Richard Burmeister (1860 in Free and Hanseatic City of Hamburg – 1944) was a German-American composer and pianist active in the late 19th and early 20th centuries.

==Biography==
Burmeister studied with Franz Liszt (1881–84). He made concert tours through Europe in 1883-85, and in 1885 he married fellow Liszt pupil Dory Petersen.

From 1885 to 1897 was the head of the piano department of the Peabody Institute in Baltimore. Along with fellow composers Joseph Pache, Asger Hamerik, Fritz Finke and Otto Sutro, Burmeister played a sizeable role in the 1890s musical culture of Baltimore. From 1897 to 1899 he was director of the Scharwenka Conservatory of Music's New York City branch.
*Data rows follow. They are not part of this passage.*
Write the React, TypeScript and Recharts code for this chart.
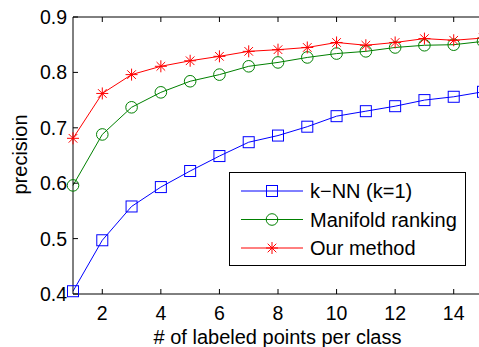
import React from 'react';
import { LineChart, Line, XAxis, YAxis, Legend } from 'recharts';

const labeledPoints = [1, 2, 3, 4, 5, 6, 7, 8, 9, 10, 11, 12, 13, 14, 15];
const knn = [0.405, 0.497, 0.558, 0.593, 0.622, 0.649, 0.674, 0.686, 0.702, 0.721, 0.73, 0.739, 0.75, 0.756, 0.765];
const manifold = [0.596, 0.688, 0.737, 0.764, 0.784, 0.796, 0.811, 0.818, 0.827, 0.834, 0.838, 0.845, 0.849, 0.85, 0.856];
const ours = [0.681, 0.762, 0.796, 0.811, 0.821, 0.829, 0.838, 0.841, 0.845, 0.854, 0.849, 0.854, 0.861, 0.858, 0.862];
const xTicks = [2, 4, 6, 8, 10, 12, 14];
const yTicks = [0.4, 0.5, 0.6, 0.7, 0.8, 0.9];

const data = labeledPoints.map((n, i) => ({ n, knn: knn[i], manifold: manifold[i], ours: ours[i] }));

const FONT = '"Liberation Sans", Arial, Helvetica, sans-serif';
const BLUE = '#0000ff';
const GREEN = '#008000';
const RED = '#ff0000';

const Square = ({ cx, cy }: any) => (
  <rect x={cx - 5.5} y={cy - 5.5} width={11} height={11} fill="none" stroke={BLUE} strokeWidth={1} />
);
const Ring = ({ cx, cy }: any) => <circle cx={cx} cy={cy} r={5.8} fill="none" stroke={GREEN} strokeWidth={1} />;
const Star = ({ cx, cy }: any) => {
  const r = 6;
  const d = 4.3;
  return (
    <g stroke={RED} strokeWidth={1}>
      <line x1={cx} y1={cy - r} x2={cx} y2={cy + r} />
      <line x1={cx - r} y1={cy} x2={cx + r} y2={cy} />
      <line x1={cx - d} y1={cy - d} x2={cx + d} y2={cy + d} />
      <line x1={cx - d} y1={cy + d} x2={cx + d} y2={cy - d} />
    </g>
  );
};

const BottomTick = (props: any) => {
  const { x, y, payload } = props;
  return (
    <g>
      <line x1={x} x2={x} y1={y} y2={y - 5} stroke="#000" />
      <text x={x} y={y + 25.5} textAnchor="middle" fontSize={19.5} fontFamily={FONT} fill="#000">
        {payload.value}
      </text>
    </g>
  );
};

const TopTick = (props: any) => {
  const { x, y } = props;
  return <line x1={x} x2={x} y1={y} y2={y + 5} stroke="#000" />;
};

const LeftTick = (props: any) => {
  const { x, y, payload } = props;
  return (
    <g>
      <line x1={x} x2={x + 5} y1={y} y2={y} stroke="#000" />
      <text x={x - 6} y={y + 7} textAnchor="end" fontSize={19.5} fontFamily={FONT} fill="#000">
        {payload.value.toFixed(1)}
      </text>
    </g>
  );
};

const legendItems = [
  { name: 'k\u2212NN (k=1)', color: BLUE, Marker: Square },
  { name: 'Manifold ranking', color: GREEN, Marker: Ring },
  { name: 'Our method', color: RED, Marker: Star },
];

const renderLegend = () => (
  <svg width={237} height={94} style={{ display: 'block' }}>
    <rect x={0.5} y={0.5} width={236} height={93} fill="#fff" stroke="#000" strokeWidth={1} />
    {legendItems.map((item, i) => {
      const cy = 19 + i * 28.5;
      const { Marker } = item;
      return (
        <g key={item.name}>
          <line x1={12} x2={74} y1={cy} y2={cy} stroke={item.color} strokeWidth={1} />
          <Marker cx={43} cy={cy} />
          <text x={81} y={cy + 7} fontSize={20} fontFamily={FONT} fill="#000">
            {item.name}
          </text>
        </g>
      );
    })}
  </svg>
);

export default function App() {
  return (
    <div style={{ position: 'absolute', left: 0, top: 0, width: 479, height: 347, overflow: 'hidden', background: '#fff' }}>
      <LineChart width={500} height={347} data={data} margin={{ top: 16, right: 17, bottom: 0, left: 0 }}>
        <XAxis
          dataKey="n"
          type="number"
          domain={[1, 15]}
          ticks={xTicks}
          height={53}
          tickSize={0}
          tickMargin={0}
          tickLine={false}
          axisLine={{ stroke: '#000', strokeWidth: 1 }}
          tick={BottomTick}
          label={() => (
            <text x={277.5} y={344} textAnchor="middle" fontSize={20} fontFamily={FONT} fill="#000">
              # of labeled points per class
            </text>
          )}
        />
        <XAxis
          xAxisId="top"
          orientation="top"
          dataKey="n"
          type="number"
          domain={[1, 15]}
          ticks={xTicks}
          height={1}
          tickSize={0}
          tickMargin={0}
          tickLine={false}
          axisLine={{ stroke: '#000', strokeWidth: 1 }}
          tick={TopTick}
        />
        <YAxis
          type="number"
          domain={[0.4, 0.9]}
          ticks={yTicks}
          width={73}
          tickSize={0}
          tickMargin={0}
          tickLine={false}
          axisLine={{ stroke: '#000', strokeWidth: 1 }}
          tick={LeftTick}
          label={() => (
            <text
              transform="translate(27,154.5) rotate(-90)"
              textAnchor="middle"
              fontSize={20}
              fontFamily={FONT}
              fill="#000"
            >
              precision
            </text>
          )}
        />
        <Line
          dataKey="knn"
          stroke={BLUE}
          strokeWidth={1}
          isAnimationActive={false}
          dot={(p: any) => <Square key={`k${p.index}`} cx={p.cx} cy={p.cy} />}
        />
        <Line
          dataKey="manifold"
          stroke={GREEN}
          strokeWidth={1}
          isAnimationActive={false}
          dot={(p: any) => <Ring key={`m${p.index}`} cx={p.cx} cy={p.cy} />}
        />
        <Line
          dataKey="ours"
          stroke={RED}
          strokeWidth={1}
          isAnimationActive={false}
          dot={(p: any) => <Star key={`o${p.index}`} cx={p.cx} cy={p.cy} />}
        />
        <Legend
          layout="horizontal"
          verticalAlign="middle"
          align="center"
          wrapperStyle={{ left: 229, top: 172, width: 237, height: 94 }}
          content={renderLegend}
        />
      </LineChart>
    </div>
  );
}
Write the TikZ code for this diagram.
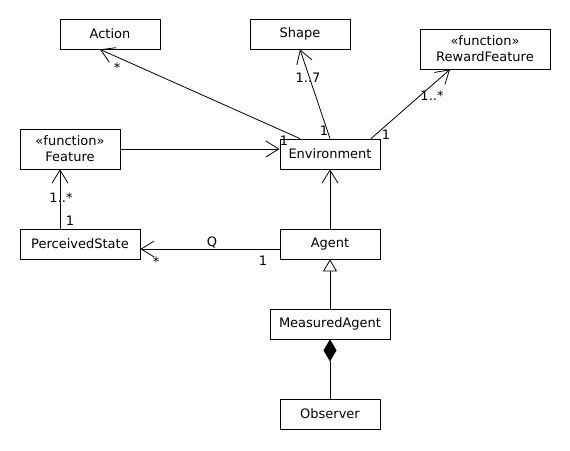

Burmeister returned to Europe and taught at the Royal Conservatory of Dresden and at the Klindworth-Scharwenka Conservatory in Berlin. He died in Berlin in 1944.

==Works==
His compositions include a concerto in D minor for pianoforte and orchestra, a ballade for pianoforte, and “The Chase After Fortune” (described as a “symphonic fantasy”) for orchestra.

He also published several arrangements, including an arrangement for pianoforte and orchestra of Liszt's Concerto Pathétique for two pianofortes, a reorchestration of Chopin's F-minor Piano Concerto, and a piano arrangement of Bach's Prelude & Fugue in E-Flat Minor BWV 853.